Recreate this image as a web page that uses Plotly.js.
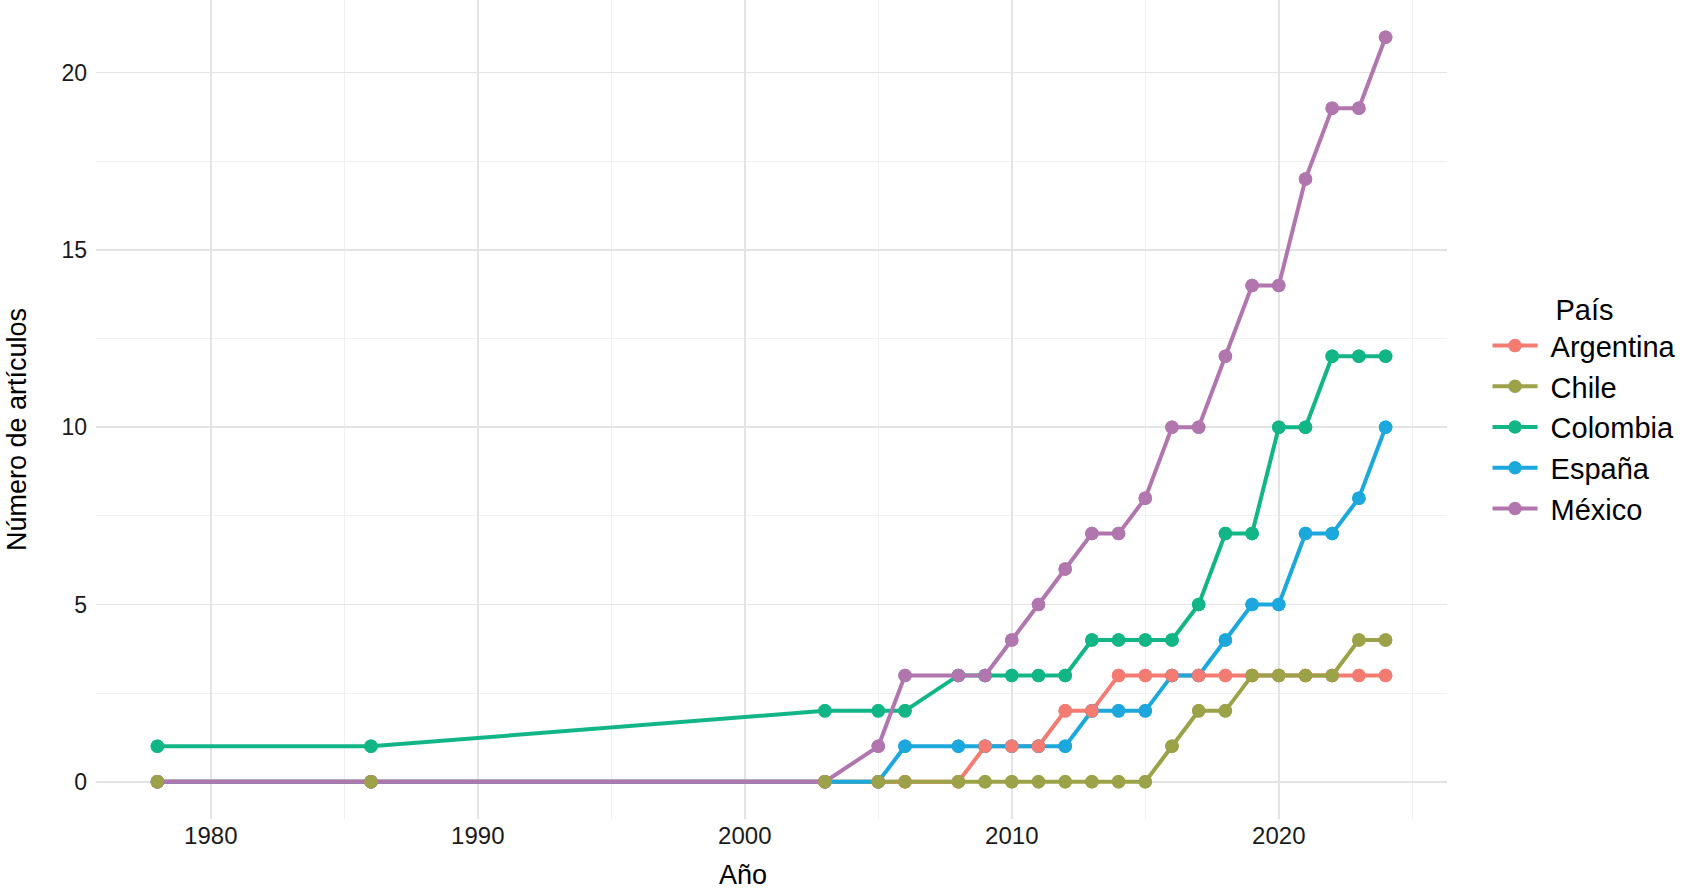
<!DOCTYPE html>
<html>
<head>
<meta charset="utf-8">
<script src="https://cdn.plot.ly/plotly-3.0.1.min.js"></script>
<style>html,body{margin:0;padding:0;background:#fff;}#chart{width:1688px;height:893px;}</style>
</head>
<body>
<div id="chart"></div>
<script>
const years = [1978,1986,2003,2005,2006,2008,2009,2010,2011,2012,2013,2014,2015,2016,2017,2018,2019,2020,2021,2022,2023,2024];
const argentina = [0,0,0,0,0,0,1,1,1,2,2,3,3,3,3,3,3,3,3,3,3,3];
const chile     = [0,0,0,0,0,0,0,0,0,0,0,0,0,1,2,2,3,3,3,3,4,4];
const colombia  = [1,1,2,2,2,3,3,3,3,3,4,4,4,4,5,7,7,10,10,12,12,12];
const espana    = [0,0,0,0,1,1,1,1,1,1,2,2,2,3,3,4,5,5,7,7,8,10];
const mexico    = [0,0,0,1,3,3,3,4,5,6,7,7,8,10,10,12,14,14,17,19,19,21];
const countries = ["Argentina","Chile","Colombia","España","México"];
const xTicks = [1980,1990,2000,2010,2020];
const yTicks = [0,5,10,15,20];

const seriesValues = {"Argentina":argentina,"Chile":chile,"Colombia":colombia,"España":espana,"México":mexico};
const colors = {"Argentina":"#F37B72","Chile":"#9CA247","Colombia":"#12B686","España":"#1DA8DD","México":"#B276AF"};
const pointOrder = ["Colombia","España","México","Argentina","Chile"];

const traces = [];
countries.forEach((c,i)=>{
  traces.push({
    x: years, y: seriesValues[c], name: '\u00a0' + c, type:'scatter', mode:'lines+markers',
    line:{color:colors[c], width:4}, marker:{color:colors[c], size:13.5},
    legendrank: i+1, showlegend:true, hoverinfo:'skip'
  });
});
pointOrder.forEach(c=>{
  traces.push({
    x: years, y: seriesValues[c], name: c, type:'scatter', mode:'markers',
    marker:{color:colors[c], size:13.5}, showlegend:false, hoverinfo:'skip'
  });
});

const font = "Liberation Sans, Arial, sans-serif";
const layout = {
  width:1688, height:893,
  margin:{l:96, r:241, t:0, b:74, pad:0},
  paper_bgcolor:'#ffffff', plot_bgcolor:'#ffffff',
  font:{family:font, color:'#000'},
  showlegend:true,
  xaxis:{
    range:[1975.7,2026.3], tickvals:xTicks, ticktext:xTicks.map(String),
    showgrid:true, gridcolor:'#E4E4E4', gridwidth:1.6, zeroline:false, showline:false,
    ticks:'', tickfont:{size:24, family:font, color:'#1a1a1a'},
    minor:{dtick:5, tick0:1975, showgrid:true, gridcolor:'#F0F0F0', gridwidth:1},
    title:{text:''}
  },
  yaxis:{
    range:[-1.05,22.05], tickvals:yTicks, ticktext:yTicks.map(String),
    showgrid:true, gridcolor:'#E4E4E4', gridwidth:1.6, zeroline:false, showline:false,
    ticks:'', tickfont:{size:23, family:font, color:'#1a1a1a'}, ticklabelstandoff:8,
    minor:{dtick:2.5, tick0:0, showgrid:true, gridcolor:'#F0F0F0', gridwidth:1},
    title:{text:''}
  },
  annotations:[
    {text:'Año', xref:'paper', yref:'paper', x:0.479, y:-0.0684, xanchor:'center', yanchor:'middle',
     showarrow:false, font:{size:27, family:font, color:'#000'}},
    {text:'Número de artículos', xref:'paper', yref:'paper', x:-0.0585, y:0.476, xanchor:'center', yanchor:'middle',
     textangle:-90, showarrow:false, font:{size:27, family:font, color:'#000'}}
  ],
  legend:{
    x:1.03, xanchor:'left', y:0.655, yanchor:'top',
    font:{size:29, family:font}, bgcolor:'rgba(0,0,0,0)',
    title:{text:'País', side:'top center', font:{size:29, family:font}},
    itemwidth:45
  }
};
Plotly.newPlot('chart', traces, layout, {displayModeBar:false, staticPlot:true});
</script>
</body>
</html>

▶ Work instructions: Make an exact reproduction of the listing above, without any pictures.

▶ The response:
Recreate this image as a web page that uses Plotly.js.
<!DOCTYPE html>
<html>
<head>
<meta charset="utf-8">
<script src="https://cdn.plot.ly/plotly-3.0.1.min.js"></script>
<style>html,body{margin:0;padding:0;background:#fff;}#chart{width:1688px;height:893px;}</style>
</head>
<body>
<div id="chart"></div>
<script>
const years = [1978,1986,2003,2005,2006,2008,2009,2010,2011,2012,2013,2014,2015,2016,2017,2018,2019,2020,2021,2022,2023,2024];
const argentina = [0,0,0,0,0,0,1,1,1,2,2,3,3,3,3,3,3,3,3,3,3,3];
const chile     = [0,0,0,0,0,0,0,0,0,0,0,0,0,1,2,2,3,3,3,3,4,4];
const colombia  = [1,1,2,2,2,3,3,3,3,3,4,4,4,4,5,7,7,10,10,12,12,12];
const espana    = [0,0,0,0,1,1,1,1,1,1,2,2,2,3,3,4,5,5,7,7,8,10];
const mexico    = [0,0,0,1,3,3,3,4,5,6,7,7,8,10,10,12,14,14,17,19,19,21];
const countries = ["Argentina","Chile","Colombia","España","México"];
const xTicks = [1980,1990,2000,2010,2020];
const yTicks = [0,5,10,15,20];

const seriesValues = {"Argentina":argentina,"Chile":chile,"Colombia":colombia,"España":espana,"México":mexico};
const colors = {"Argentina":"#F37B72","Chile":"#9CA247","Colombia":"#12B686","España":"#1DA8DD","México":"#B276AF"};
const pointOrder = ["Colombia","España","México","Argentina","Chile"];

const traces = [];
countries.forEach((c,i)=>{
  traces.push({
    x: years, y: seriesValues[c], name: '\u00a0' + c, type:'scatter', mode:'lines+markers',
    line:{color:colors[c], width:4}, marker:{color:colors[c], size:13.5},
    legendrank: i+1, showlegend:true, hoverinfo:'skip'
  });
});
pointOrder.forEach(c=>{
  traces.push({
    x: years, y: seriesValues[c], name: c, type:'scatter', mode:'markers',
    marker:{color:colors[c], size:13.5}, showlegend:false, hoverinfo:'skip'
  });
});

const font = "Liberation Sans, Arial, sans-serif";
const layout = {
  width:1688, height:893,
  margin:{l:96, r:241, t:0, b:74, pad:0},
  paper_bgcolor:'#ffffff', plot_bgcolor:'#ffffff',
  font:{family:font, color:'#000'},
  showlegend:true,
  xaxis:{
    range:[1975.7,2026.3], tickvals:xTicks, ticktext:xTicks.map(String),
    showgrid:true, gridcolor:'#E4E4E4', gridwidth:1.6, zeroline:false, showline:false,
    ticks:'', tickfont:{size:24, family:font, color:'#1a1a1a'},
    minor:{dtick:5, tick0:1975, showgrid:true, gridcolor:'#F0F0F0', gridwidth:1},
    title:{text:''}
  },
  yaxis:{
    range:[-1.05,22.05], tickvals:yTicks, ticktext:yTicks.map(String),
    showgrid:true, gridcolor:'#E4E4E4', gridwidth:1.6, zeroline:false, showline:false,
    ticks:'', tickfont:{size:23, family:font, color:'#1a1a1a'}, ticklabelstandoff:8,
    minor:{dtick:2.5, tick0:0, showgrid:true, gridcolor:'#F0F0F0', gridwidth:1},
    title:{text:''}
  },
  annotations:[
    {text:'Año', xref:'paper', yref:'paper', x:0.479, y:-0.0684, xanchor:'center', yanchor:'middle',
     showarrow:false, font:{size:27, family:font, color:'#000'}},
    {text:'Número de artículos', xref:'paper', yref:'paper', x:-0.0585, y:0.476, xanchor:'center', yanchor:'middle',
     textangle:-90, showarrow:false, font:{size:27, family:font, color:'#000'}}
  ],
  legend:{
    x:1.03, xanchor:'left', y:0.655, yanchor:'top',
    font:{size:29, family:font}, bgcolor:'rgba(0,0,0,0)',
    title:{text:'País', side:'top center', font:{size:29, family:font}},
    itemwidth:45
  }
};
Plotly.newPlot('chart', traces, layout, {displayModeBar:false, staticPlot:true});
</script>
</body>
</html>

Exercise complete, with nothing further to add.